## Given exercise
Review the material and extract every line in which the word "with" occurs.
────────
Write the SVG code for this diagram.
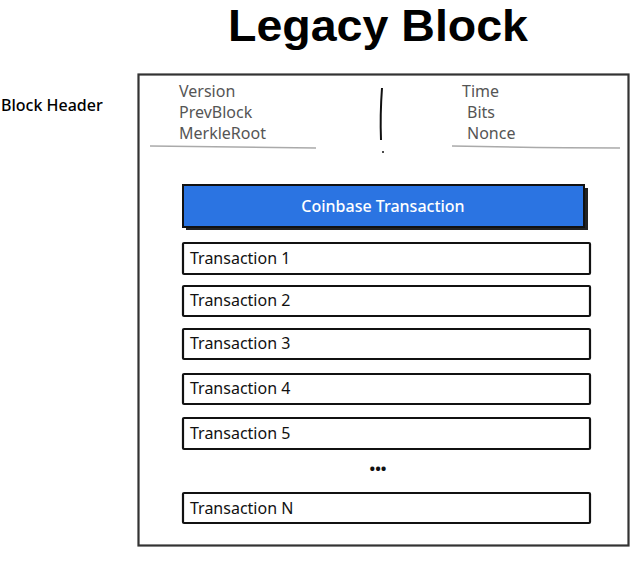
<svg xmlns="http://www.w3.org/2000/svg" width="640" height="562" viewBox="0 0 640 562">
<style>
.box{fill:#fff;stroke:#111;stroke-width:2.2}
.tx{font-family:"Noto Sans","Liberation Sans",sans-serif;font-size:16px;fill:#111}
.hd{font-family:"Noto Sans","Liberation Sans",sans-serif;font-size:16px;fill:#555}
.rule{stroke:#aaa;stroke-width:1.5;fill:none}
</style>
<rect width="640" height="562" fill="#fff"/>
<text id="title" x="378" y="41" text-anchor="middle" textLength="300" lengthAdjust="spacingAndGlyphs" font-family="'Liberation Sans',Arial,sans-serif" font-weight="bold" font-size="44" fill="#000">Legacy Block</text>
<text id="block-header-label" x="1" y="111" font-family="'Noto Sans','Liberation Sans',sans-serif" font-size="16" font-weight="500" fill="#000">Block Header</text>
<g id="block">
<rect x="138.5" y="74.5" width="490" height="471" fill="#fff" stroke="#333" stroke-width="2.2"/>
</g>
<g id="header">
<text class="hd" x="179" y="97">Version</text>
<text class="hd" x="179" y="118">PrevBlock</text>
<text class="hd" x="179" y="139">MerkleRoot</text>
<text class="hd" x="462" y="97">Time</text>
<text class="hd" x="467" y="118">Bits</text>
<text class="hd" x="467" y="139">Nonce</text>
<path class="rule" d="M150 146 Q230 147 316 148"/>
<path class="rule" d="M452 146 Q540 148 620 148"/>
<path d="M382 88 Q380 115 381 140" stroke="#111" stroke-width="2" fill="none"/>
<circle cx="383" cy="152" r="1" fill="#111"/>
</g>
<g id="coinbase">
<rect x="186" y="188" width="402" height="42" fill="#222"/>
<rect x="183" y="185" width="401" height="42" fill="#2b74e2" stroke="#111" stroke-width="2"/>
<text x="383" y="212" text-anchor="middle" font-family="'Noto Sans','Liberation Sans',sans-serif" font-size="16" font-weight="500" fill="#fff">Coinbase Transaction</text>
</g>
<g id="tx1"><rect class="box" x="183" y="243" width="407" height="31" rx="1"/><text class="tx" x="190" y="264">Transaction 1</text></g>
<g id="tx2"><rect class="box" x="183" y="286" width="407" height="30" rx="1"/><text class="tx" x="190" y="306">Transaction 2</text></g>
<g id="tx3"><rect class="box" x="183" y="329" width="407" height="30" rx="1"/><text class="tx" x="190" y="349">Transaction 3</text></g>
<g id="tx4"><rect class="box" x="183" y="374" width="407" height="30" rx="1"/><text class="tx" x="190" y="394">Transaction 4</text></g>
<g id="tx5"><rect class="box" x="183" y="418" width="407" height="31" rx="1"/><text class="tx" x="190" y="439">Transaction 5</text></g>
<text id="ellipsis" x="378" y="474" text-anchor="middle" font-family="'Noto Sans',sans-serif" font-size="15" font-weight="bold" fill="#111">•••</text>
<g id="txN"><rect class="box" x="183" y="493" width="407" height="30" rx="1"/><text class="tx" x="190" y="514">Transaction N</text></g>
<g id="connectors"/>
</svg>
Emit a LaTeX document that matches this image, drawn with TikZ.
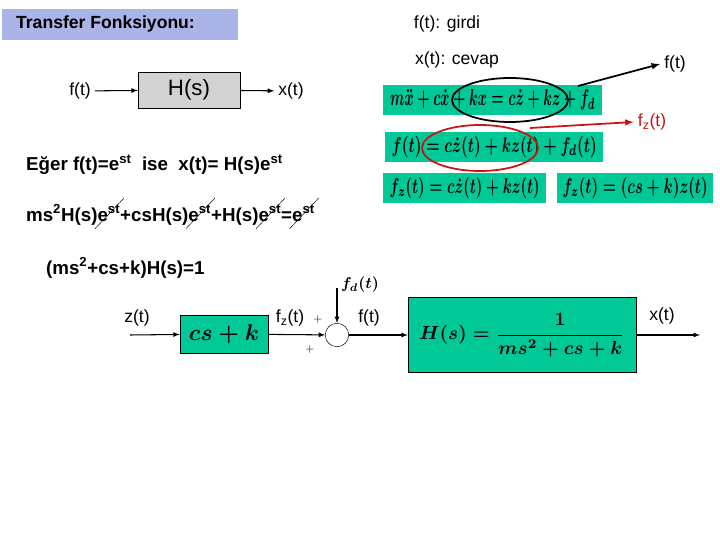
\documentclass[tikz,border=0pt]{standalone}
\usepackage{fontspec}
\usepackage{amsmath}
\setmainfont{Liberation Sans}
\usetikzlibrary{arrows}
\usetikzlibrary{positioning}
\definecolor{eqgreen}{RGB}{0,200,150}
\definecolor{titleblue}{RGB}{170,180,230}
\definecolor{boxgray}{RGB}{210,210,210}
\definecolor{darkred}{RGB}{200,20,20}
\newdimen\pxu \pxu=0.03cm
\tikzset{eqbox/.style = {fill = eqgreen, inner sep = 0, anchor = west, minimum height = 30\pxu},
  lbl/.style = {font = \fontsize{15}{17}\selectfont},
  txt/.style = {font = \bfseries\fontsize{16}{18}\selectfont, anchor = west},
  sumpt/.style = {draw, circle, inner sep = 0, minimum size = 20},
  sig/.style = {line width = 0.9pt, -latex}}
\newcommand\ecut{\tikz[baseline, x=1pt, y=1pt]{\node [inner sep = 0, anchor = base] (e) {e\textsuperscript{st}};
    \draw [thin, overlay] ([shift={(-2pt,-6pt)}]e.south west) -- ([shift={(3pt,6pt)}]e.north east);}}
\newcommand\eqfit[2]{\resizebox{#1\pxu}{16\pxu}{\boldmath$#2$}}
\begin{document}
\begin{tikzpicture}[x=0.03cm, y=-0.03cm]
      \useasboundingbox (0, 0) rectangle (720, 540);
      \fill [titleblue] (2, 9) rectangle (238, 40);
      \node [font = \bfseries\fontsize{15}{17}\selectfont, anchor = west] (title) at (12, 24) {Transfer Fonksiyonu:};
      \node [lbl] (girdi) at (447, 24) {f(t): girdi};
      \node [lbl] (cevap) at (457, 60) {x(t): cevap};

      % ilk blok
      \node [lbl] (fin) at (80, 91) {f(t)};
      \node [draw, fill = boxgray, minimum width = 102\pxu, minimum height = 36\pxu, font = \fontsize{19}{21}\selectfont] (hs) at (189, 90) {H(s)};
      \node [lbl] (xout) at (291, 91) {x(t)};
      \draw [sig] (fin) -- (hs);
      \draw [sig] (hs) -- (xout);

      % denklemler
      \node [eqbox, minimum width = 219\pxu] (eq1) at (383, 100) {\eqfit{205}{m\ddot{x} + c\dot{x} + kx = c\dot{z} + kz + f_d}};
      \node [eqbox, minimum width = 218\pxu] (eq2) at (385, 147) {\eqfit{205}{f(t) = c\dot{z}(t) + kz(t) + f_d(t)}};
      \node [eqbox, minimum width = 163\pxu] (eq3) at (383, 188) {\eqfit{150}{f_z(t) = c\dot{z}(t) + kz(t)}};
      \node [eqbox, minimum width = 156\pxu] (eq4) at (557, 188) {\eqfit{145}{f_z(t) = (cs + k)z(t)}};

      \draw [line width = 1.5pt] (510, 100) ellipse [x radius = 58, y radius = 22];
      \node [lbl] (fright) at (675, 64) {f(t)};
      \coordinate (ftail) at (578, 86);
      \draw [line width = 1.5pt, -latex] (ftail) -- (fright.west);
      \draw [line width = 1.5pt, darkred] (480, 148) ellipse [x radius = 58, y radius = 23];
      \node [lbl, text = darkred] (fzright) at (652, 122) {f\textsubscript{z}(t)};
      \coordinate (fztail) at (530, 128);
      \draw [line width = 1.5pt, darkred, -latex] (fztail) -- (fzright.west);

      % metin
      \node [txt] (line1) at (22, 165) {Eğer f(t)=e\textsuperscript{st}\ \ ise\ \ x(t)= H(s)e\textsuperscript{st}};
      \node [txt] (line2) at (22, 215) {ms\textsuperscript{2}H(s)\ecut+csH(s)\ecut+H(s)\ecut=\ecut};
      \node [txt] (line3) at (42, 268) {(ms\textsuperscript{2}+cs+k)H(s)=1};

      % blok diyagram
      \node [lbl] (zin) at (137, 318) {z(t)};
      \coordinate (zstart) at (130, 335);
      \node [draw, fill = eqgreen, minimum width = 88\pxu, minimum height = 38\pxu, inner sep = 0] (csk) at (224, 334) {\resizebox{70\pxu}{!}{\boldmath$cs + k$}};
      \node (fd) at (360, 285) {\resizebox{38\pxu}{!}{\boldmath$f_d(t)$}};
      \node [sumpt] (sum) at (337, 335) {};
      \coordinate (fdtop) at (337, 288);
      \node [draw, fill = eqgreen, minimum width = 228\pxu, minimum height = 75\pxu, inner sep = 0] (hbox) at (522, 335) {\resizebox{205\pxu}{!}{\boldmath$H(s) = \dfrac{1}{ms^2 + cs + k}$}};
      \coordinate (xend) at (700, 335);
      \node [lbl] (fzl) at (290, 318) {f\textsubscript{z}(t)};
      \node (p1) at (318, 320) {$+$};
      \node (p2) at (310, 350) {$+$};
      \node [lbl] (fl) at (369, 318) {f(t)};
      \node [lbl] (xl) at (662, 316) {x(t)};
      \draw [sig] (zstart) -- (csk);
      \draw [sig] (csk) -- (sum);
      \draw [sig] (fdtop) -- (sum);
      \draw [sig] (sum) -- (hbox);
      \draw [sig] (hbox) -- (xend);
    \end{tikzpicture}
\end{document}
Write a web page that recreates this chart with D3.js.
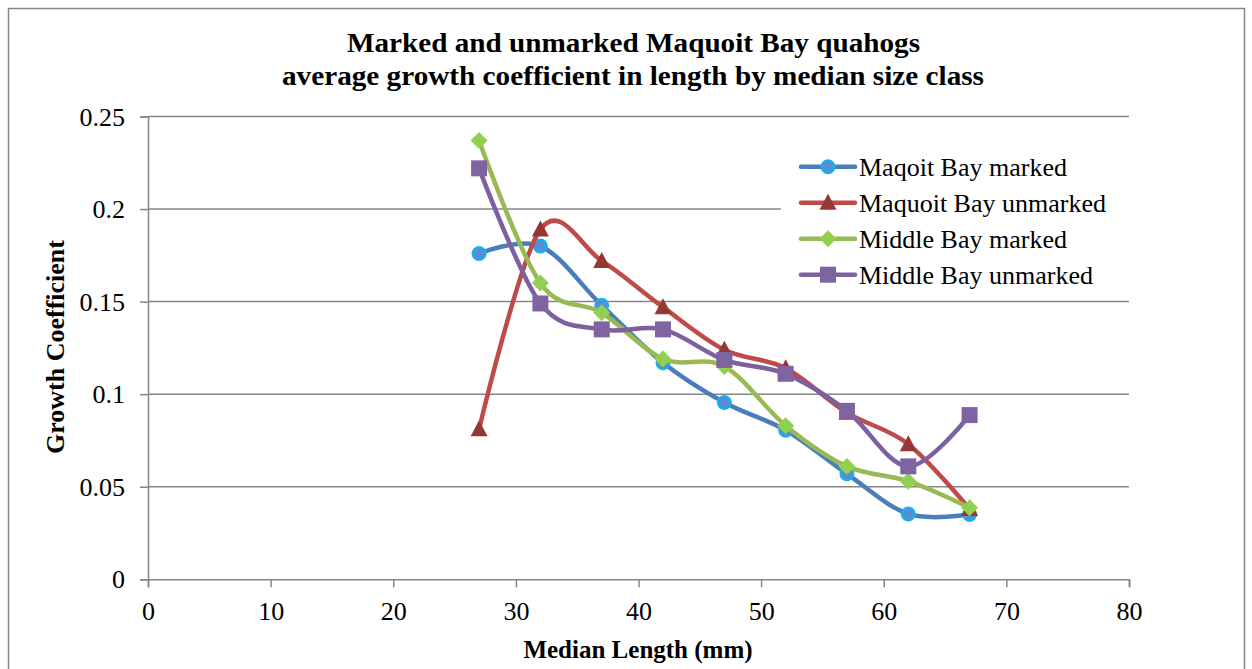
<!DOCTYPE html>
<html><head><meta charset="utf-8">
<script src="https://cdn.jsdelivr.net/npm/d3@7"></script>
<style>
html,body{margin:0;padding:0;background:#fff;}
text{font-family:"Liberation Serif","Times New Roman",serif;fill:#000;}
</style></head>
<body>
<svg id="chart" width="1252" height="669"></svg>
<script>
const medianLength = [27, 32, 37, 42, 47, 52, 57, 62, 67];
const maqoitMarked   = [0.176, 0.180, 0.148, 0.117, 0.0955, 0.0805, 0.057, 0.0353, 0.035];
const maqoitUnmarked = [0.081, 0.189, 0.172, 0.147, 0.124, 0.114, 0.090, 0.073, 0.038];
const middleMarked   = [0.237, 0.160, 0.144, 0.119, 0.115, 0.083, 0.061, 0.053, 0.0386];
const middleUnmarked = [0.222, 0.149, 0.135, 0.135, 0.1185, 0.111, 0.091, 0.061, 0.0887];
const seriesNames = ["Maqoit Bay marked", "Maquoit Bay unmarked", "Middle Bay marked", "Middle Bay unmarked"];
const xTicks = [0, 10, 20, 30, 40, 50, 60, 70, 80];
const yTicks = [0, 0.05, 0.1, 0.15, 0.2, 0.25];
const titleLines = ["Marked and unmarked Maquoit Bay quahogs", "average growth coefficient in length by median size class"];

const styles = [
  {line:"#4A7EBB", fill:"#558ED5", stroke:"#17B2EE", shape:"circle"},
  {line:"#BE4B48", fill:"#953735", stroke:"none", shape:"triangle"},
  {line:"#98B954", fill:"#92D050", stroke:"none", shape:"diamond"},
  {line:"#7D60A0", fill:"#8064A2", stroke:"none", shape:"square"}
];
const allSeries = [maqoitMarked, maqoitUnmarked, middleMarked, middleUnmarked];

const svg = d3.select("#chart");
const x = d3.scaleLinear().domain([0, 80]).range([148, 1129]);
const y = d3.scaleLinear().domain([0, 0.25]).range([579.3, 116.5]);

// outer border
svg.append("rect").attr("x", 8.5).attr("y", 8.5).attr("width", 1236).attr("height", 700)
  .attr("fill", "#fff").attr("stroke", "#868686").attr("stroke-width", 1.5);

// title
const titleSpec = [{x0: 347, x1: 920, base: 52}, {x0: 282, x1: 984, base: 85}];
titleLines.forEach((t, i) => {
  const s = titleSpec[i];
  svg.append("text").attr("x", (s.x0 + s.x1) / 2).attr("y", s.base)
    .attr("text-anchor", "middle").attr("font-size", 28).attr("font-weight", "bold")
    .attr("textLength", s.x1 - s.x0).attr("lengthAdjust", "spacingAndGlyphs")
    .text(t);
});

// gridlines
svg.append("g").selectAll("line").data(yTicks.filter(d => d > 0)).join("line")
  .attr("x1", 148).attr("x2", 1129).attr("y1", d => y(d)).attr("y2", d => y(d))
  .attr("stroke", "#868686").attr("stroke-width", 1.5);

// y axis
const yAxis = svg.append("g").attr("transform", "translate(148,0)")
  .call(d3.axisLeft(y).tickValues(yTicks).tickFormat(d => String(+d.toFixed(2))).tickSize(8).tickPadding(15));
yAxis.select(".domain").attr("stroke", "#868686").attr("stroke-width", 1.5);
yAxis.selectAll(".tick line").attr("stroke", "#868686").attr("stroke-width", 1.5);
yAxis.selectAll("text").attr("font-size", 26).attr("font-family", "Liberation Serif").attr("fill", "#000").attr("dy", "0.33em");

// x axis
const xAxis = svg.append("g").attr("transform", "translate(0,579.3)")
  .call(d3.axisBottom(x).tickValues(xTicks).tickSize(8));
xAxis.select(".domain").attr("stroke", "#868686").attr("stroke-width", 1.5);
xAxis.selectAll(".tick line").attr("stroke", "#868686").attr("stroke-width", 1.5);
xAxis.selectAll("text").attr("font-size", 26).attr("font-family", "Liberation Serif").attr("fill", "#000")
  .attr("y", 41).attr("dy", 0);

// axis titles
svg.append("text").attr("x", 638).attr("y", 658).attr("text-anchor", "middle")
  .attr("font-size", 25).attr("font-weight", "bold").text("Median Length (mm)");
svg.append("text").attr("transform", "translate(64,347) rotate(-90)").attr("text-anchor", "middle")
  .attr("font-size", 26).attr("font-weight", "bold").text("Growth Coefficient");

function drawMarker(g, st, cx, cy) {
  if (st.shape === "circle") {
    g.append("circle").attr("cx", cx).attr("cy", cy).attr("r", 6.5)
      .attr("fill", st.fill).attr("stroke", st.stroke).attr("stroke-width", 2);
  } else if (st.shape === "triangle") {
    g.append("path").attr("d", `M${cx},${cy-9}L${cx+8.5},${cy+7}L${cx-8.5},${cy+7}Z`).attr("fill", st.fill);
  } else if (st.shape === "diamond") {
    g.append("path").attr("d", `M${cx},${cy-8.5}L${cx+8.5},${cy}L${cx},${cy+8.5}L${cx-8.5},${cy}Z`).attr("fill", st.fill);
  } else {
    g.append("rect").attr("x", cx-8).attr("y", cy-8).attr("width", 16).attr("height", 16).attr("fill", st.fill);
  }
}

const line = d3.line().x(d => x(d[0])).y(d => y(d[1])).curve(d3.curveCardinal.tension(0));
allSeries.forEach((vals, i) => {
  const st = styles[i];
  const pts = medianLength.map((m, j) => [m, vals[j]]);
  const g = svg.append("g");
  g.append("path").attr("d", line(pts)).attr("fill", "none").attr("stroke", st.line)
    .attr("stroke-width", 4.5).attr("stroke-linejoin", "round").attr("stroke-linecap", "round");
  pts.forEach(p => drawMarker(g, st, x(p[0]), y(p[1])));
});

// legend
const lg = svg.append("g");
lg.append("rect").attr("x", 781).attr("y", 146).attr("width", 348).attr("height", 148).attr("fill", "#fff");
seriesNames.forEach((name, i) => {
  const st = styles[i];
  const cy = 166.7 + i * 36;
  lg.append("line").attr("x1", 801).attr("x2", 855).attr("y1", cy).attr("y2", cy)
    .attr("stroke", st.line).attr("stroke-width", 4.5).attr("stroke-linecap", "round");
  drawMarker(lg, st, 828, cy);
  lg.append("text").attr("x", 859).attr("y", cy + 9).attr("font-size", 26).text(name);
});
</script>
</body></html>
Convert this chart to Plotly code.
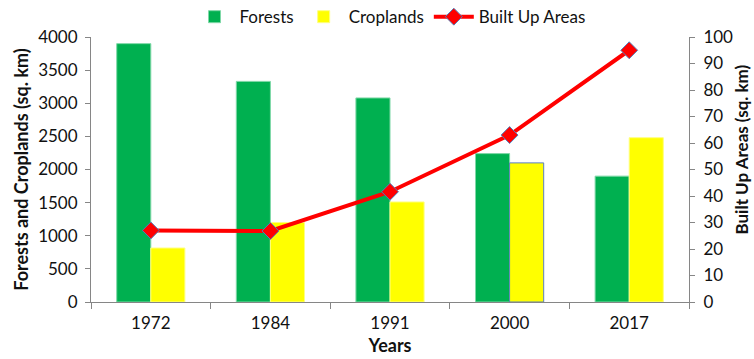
────────
## Response to this exercise
Emit a LaTeX document that matches this image, drawn with TikZ.
Write a web page that recreates this chart with D3.js.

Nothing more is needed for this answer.